Hitchcocks dark obsessions lie underneath the film in ways that were far more out there than any other thriller of the era. It is these that make Rope of considerable interest to the psycho genre. Unlike many of the other thrillers and film noirs of the era, the plot does not concern itself with the whodunnit aspect and the usual suspense unveilings. Rather Hitchcock is interested in getting inside the perverse psychology and motivation of the characters. The films study of decadent morality, full of Nietzschean philosophical justifications, is particularly fascinating. The central premise where the students murder someone, hold a dinner party for his family using the chest that contains the body as a table and even wrapping some books for the victims father in the titular murder weapon, holds a wonderfully ghoulish perversity.

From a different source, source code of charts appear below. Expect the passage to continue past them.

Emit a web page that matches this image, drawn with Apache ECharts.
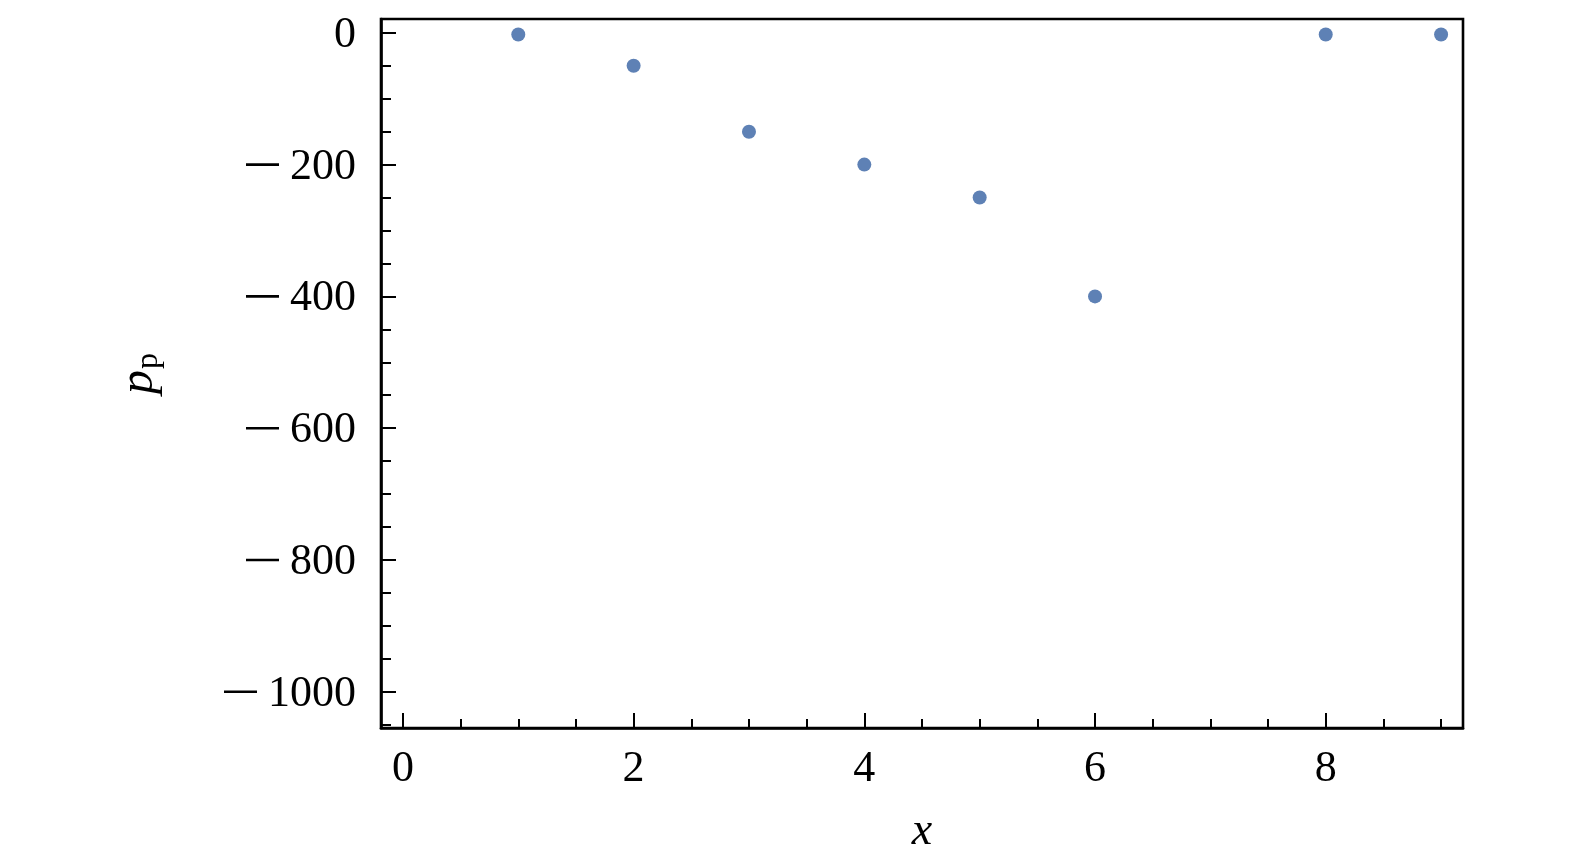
<!DOCTYPE html>
<html>
<head>
<meta charset="utf-8">
<script src="https://cdn.jsdelivr.net/npm/echarts@6/dist/echarts.min.js"></script>
<style>
html,body{margin:0;padding:0;background:#fff;}
#chart{width:1575px;height:866px;}
</style>
</head>
<body>
<div id="chart"></div>
<script>
// Data
var xValues = [1, 2, 3, 4, 5, 6, 8, 9];
var yValues = [-2.5, -50, -150, -200, -250, -400, -2.5, -2.5];

// Tick positions / labels
var xMajorTicks = [0, 2, 4, 6, 8];
var xMinorTicks = [0.5, 1, 1.5, 2.5, 3, 3.5, 4.5, 5, 5.5, 6.5, 7, 7.5, 8.5, 9];
var yMajorTicks = [0, -200, -400, -600, -800, -1000];
var yMinorTicks = [-50, -100, -150, -250, -300, -350, -450, -500, -550, -650, -700, -750, -850, -900, -950, -1050];

var xRange = [-0.19, 9.19];
var yRange = [-1055, 21];

var FONT = '"Liberation Serif", "DejaVu Serif", serif';
var LW = 2.6;

// minus sign drawn as a thin bar (real text kept: the digits; the minus is a styled text fragment)
function fmtY(v) {
  return v < 0 ? '{m|\u2212}{g| }{n|' + Math.abs(v) + '}' : '{n|' + v + '}';
}
function fmtX(v) { return String(v); }

var points = xValues.map(function (x, i) { return [x, yValues[i]]; });

var chart = echarts.init(document.getElementById('chart'), null, {renderer: 'canvas'});
chart.setOption({
  animation: false,
  backgroundColor: '#fff',
  grid: {
    left: 381, right: 112, top: 19, bottom: 138,
    show: true, borderColor: '#000', borderWidth: LW, backgroundColor: 'transparent'
  },
  xAxis: [
    {
      type: 'value', min: xRange[0], max: xRange[1],
      position: 'bottom',
      axisLine: {show: true, onZero: false, lineStyle: {color: '#000', width: LW}},
      axisTick: {show: true, inside: true, length: 15, customValues: xMajorTicks, lineStyle: {color: '#000', width: 2}},
      axisLabel: {show: true, customValues: xMajorTicks, formatter: fmtX, margin: 19,
        fontFamily: FONT, fontSize: 44, color: '#000'},
      splitLine: {show: false},
      name: 'x', nameLocation: 'middle', nameGap: 81,
      nameTextStyle: {fontFamily: FONT, fontStyle: 'italic', fontSize: 46, color: '#000'}
    },
    {
      type: 'value', min: xRange[0], max: xRange[1],
      position: 'bottom',
      axisLine: {show: false, onZero: false},
      axisTick: {show: true, inside: true, length: 9, customValues: xMinorTicks, lineStyle: {color: '#000', width: 2}},
      axisLabel: {show: false},
      splitLine: {show: false}
    }
  ],
  yAxis: [
    {
      type: 'value', min: yRange[0], max: yRange[1],
      position: 'left',
      axisLine: {show: true, onZero: false, lineStyle: {color: '#000', width: LW}},
      axisTick: {show: true, inside: true, length: 15, customValues: yMajorTicks, lineStyle: {color: '#000', width: 2}},
      axisLabel: {show: true, customValues: yMajorTicks, formatter: fmtY, margin: 25,
        color: '#000',
        rich: {
          m: {fontFamily: FONT, fontSize: 2, color: 'rgba(0,0,0,0)', width: 33, height: 2.6, lineHeight: 2.6,
              backgroundColor: '#000', verticalAlign: 'middle', align: 'left'},
          g: {fontFamily: FONT, fontSize: 2, width: 11, height: 2, lineHeight: 2, verticalAlign: 'middle'},
          n: {fontFamily: FONT, fontSize: 44, color: '#000', verticalAlign: 'middle', padding: [5, 0, 0, 0]}
        }},
      splitLine: {show: false},
      name: '{i|p}{s|p}', nameLocation: 'middle', nameGap: 202, nameRotate: 90,
      nameTextStyle: {
        color: '#000',
        rich: {
          i: {fontFamily: FONT, fontStyle: 'italic', fontSize: 48, color: '#000', lineHeight: 64, verticalAlign: 'top', padding: [0,0,0,0]},
          s: {fontFamily: FONT, fontSize: 32, color: '#000', lineHeight: 64, verticalAlign: 'top', padding: [18,0,0,1]}
        }
      }
    },
    {
      type: 'value', min: yRange[0], max: yRange[1],
      position: 'left',
      axisLine: {show: false, onZero: false},
      axisTick: {show: true, inside: true, length: 10, customValues: yMinorTicks, lineStyle: {color: '#000', width: 2}},
      axisLabel: {show: false},
      splitLine: {show: false}
    }
  ],
  series: [{
    type: 'scatter',
    xAxisIndex: 0, yAxisIndex: 0,
    data: points,
    symbol: 'circle',
    symbolSize: 14,
    itemStyle: {color: '#5E81B5', opacity: 1},
    clip: false
  }]
});
</script>
</body>
</html>
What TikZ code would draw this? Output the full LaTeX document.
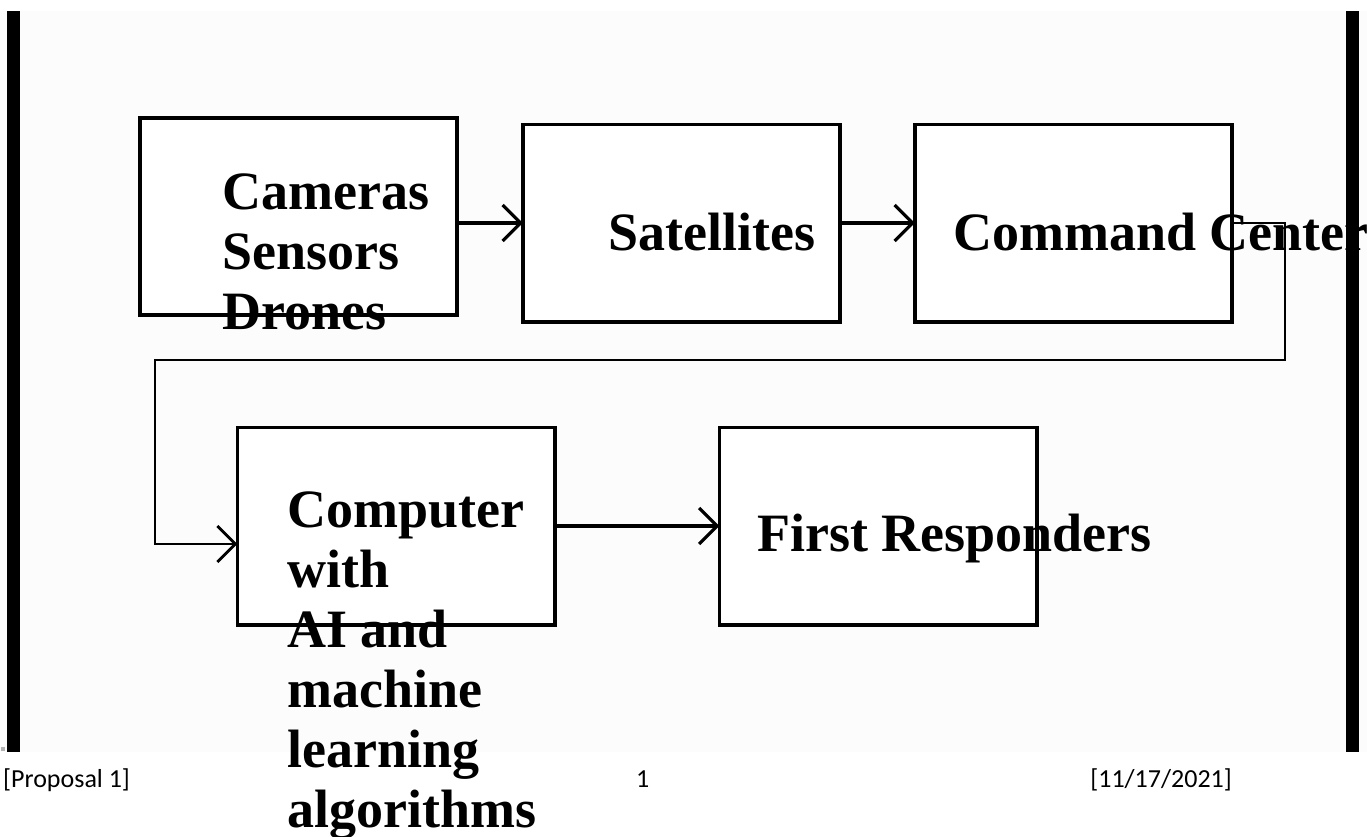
\documentclass[tikz,border=0pt]{standalone}
\usepackage{fontspec}
\setmainfont{Liberation Serif}
\newfontfamily\boxfont{Liberation Serif Bold}
\newfontfamily\footfont{Carlito}
\usetikzlibrary{arrows.meta}
\definecolor{pagegray}{HTML}{FCFCFC}
\begin{document}
\begin{tikzpicture}[x=1pt,y=-1pt,
  boxfill/.style={rectangle, fill=white, draw=none, minimum width=317pt, minimum height=197pt, inner sep=0pt},
  boxline/.style={draw=black, line width=3.6pt},
  lbl/.style={inner sep=0pt, anchor=base west, font=\boxfont\fontsize{54}{60}\selectfont},
  arr/.style={line width=3.2pt, -{Straight Barb[length=18pt,width=36pt]}},
  loopline/.style={line width=2.8pt, -{Straight Barb[length=18pt,width=36pt]}},
  foot/.style={inner sep=0pt, font=\footfont\fontsize{26}{30}\selectfont, anchor=base west},
  sidebar/.style={fill=black, draw=none}
]
\useasboundingbox (0,0) rectangle (1367,836);
\fill[white] (0,0) rectangle (1367,836);
\fill[pagegray] (0,11) rectangle (1367,752);
\fill[gray!60] (1,747) rectangle (5,751);

% box fills
\node[boxfill] (b1) at (298.5,216.5) {};
\node[boxfill] (b2) at (681.5,223) {};
\node[boxfill] (b3) at (1073.5,223) {};
\node[boxfill] (b4) at (396,526) {};
\node[boxfill] (b5) at (878,526) {};

% texts
\node[lbl] (t1) at (222,209) {\begin{tabular}[t]{@{}l@{}}Cameras\\Sensors\\Drones\end{tabular}};
\node[lbl] (t2) at (608,250) {Satellites};
\node[lbl] (t3) at (953,250) {Command Center};
\node[lbl] (t4) at (287,527) {\begin{tabular}[t]{@{}l@{}}Computer\\with\\AI and\\machine\\learning\\algorithms\end{tabular}};
\node[lbl] (t5) at (757,551) {First Responders};

% box outlines
\foreach \b in {b1,b2,b3,b4,b5}
  \draw[boxline] (\b.north west) rectangle (\b.south east);

% connectors
\coordinate (c1) at (1285,360);
\coordinate (c3) at (155,544);
\draw[arr] (b1.east |- b2.west) -- (b2.west);
\draw[arr] (b2.east) -- (b3.west);
\draw[loopline] (b3.east) -| (c1) -| (c3) -- (b4.west |- c3);
\draw[arr] (b4.east) -- (b5.west);

% side bars
\fill[sidebar] (7,11) rectangle (20,752);
\fill[sidebar] (1346,11) rectangle (1359,752);

% footer
\node[foot] (f1) at (3,787) {[Proposal 1]};
\node[foot] (f2) at (636,787) {1};
\node[foot, anchor=base east] (f3) at (1232,787) {[11/17/2021]};
\end{tikzpicture}
\end{document}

There is even the suggestion that the two students are gay, which was daring for the time the film was made. Rope is loosely derived from the notorious true-life Loeb-Leopold killings in Chicago in 1924 wherein homosexual lovers Nathan Leopold Jr and Richard Loeb, both university students, stabbed fourteen-year-old Bobbie Franks with a chisel and dumped acid over the body, all acting according to Nietzschean theories of moral superiority. The Leopold-Loeb story has also inspired several other films see also Compulsion (1959) and Swoon (1992). This is something that Hitchcock is not unaware of and even plays into, casting Farley Granger, who was one Hollywoods few reasonably openly gay actors of the era, as one of the killers, while in a perverse turn the script for the film is written by Arthur Laurents who was Grangers live-in lover at the time.
There is some good acting, particularly from John Dall who plays with an arrogant sneer, delighting in the game and refusing to even give in in the end. On the other hand, Farley Grangers obvious twitching paves the way to his cracking all too clearly from the outset. James Stewart appears in the first of several roles for Hitchcock. There is a relative surprise, when one is used to his typical lazily rambling performances, of seeing Stewart play with a keen alertness.
Alfred Hitchcocks other films of genre interest are: The Lodger: A Story of the London Fog (1926), Elstree Calling (1930), Shadow of a Doubt (1943), Strangers on a Train (1951), Vertigo (1958), Psycho (1960), The Birds (1963) and Frenzy (1972). Hitchcock also produced, introduced and occasionally directed the anthology series Alfred Hitchcock Presents (1955-62). Hitchcocks life is depicted in the films The Girl (2012) and Hitchcock (2012).